Я не сказал почти ничего о Саше: Бог дал ей сил, и ее здоровье не потерпело. Можно сказать, что у нее на руках ее спаситель: она кормит своего малютку. Пока он пьет ее молоко, до тех пор чувство горя сливается с сладостию материнского чувства. Она плачет, но он тут: милый, живой, веселый и спокойный ребенок.

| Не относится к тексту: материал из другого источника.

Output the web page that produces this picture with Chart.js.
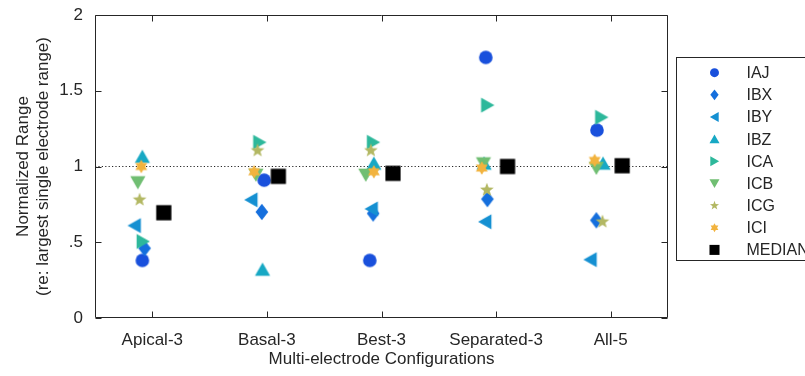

Маменьке помогают слезы, не бойтесь за нее. Другой спаситель — Машина дочь, наше общее наследство. Она не имеет никакого понятия ни о чем — весела, бегает, смеется, но слезы, которые она видела, ей как будто сказали тайну: точно так же она привязалась (и вдруг без всякой поспешности) к Саше, как к Маше. О матери не говорит ни слова, но ласкается с необыкновенною нежностью к Саше, по получасу лежит у нее на руках, целует ее и что-то есть грустное в этих поцелуях. Милая, Машина дочь теперь и ваша. И для нее вам должно беречь себя. Матери не увидит она, но от кого, как не от нас, дойдет до нее предание об этом ангеле.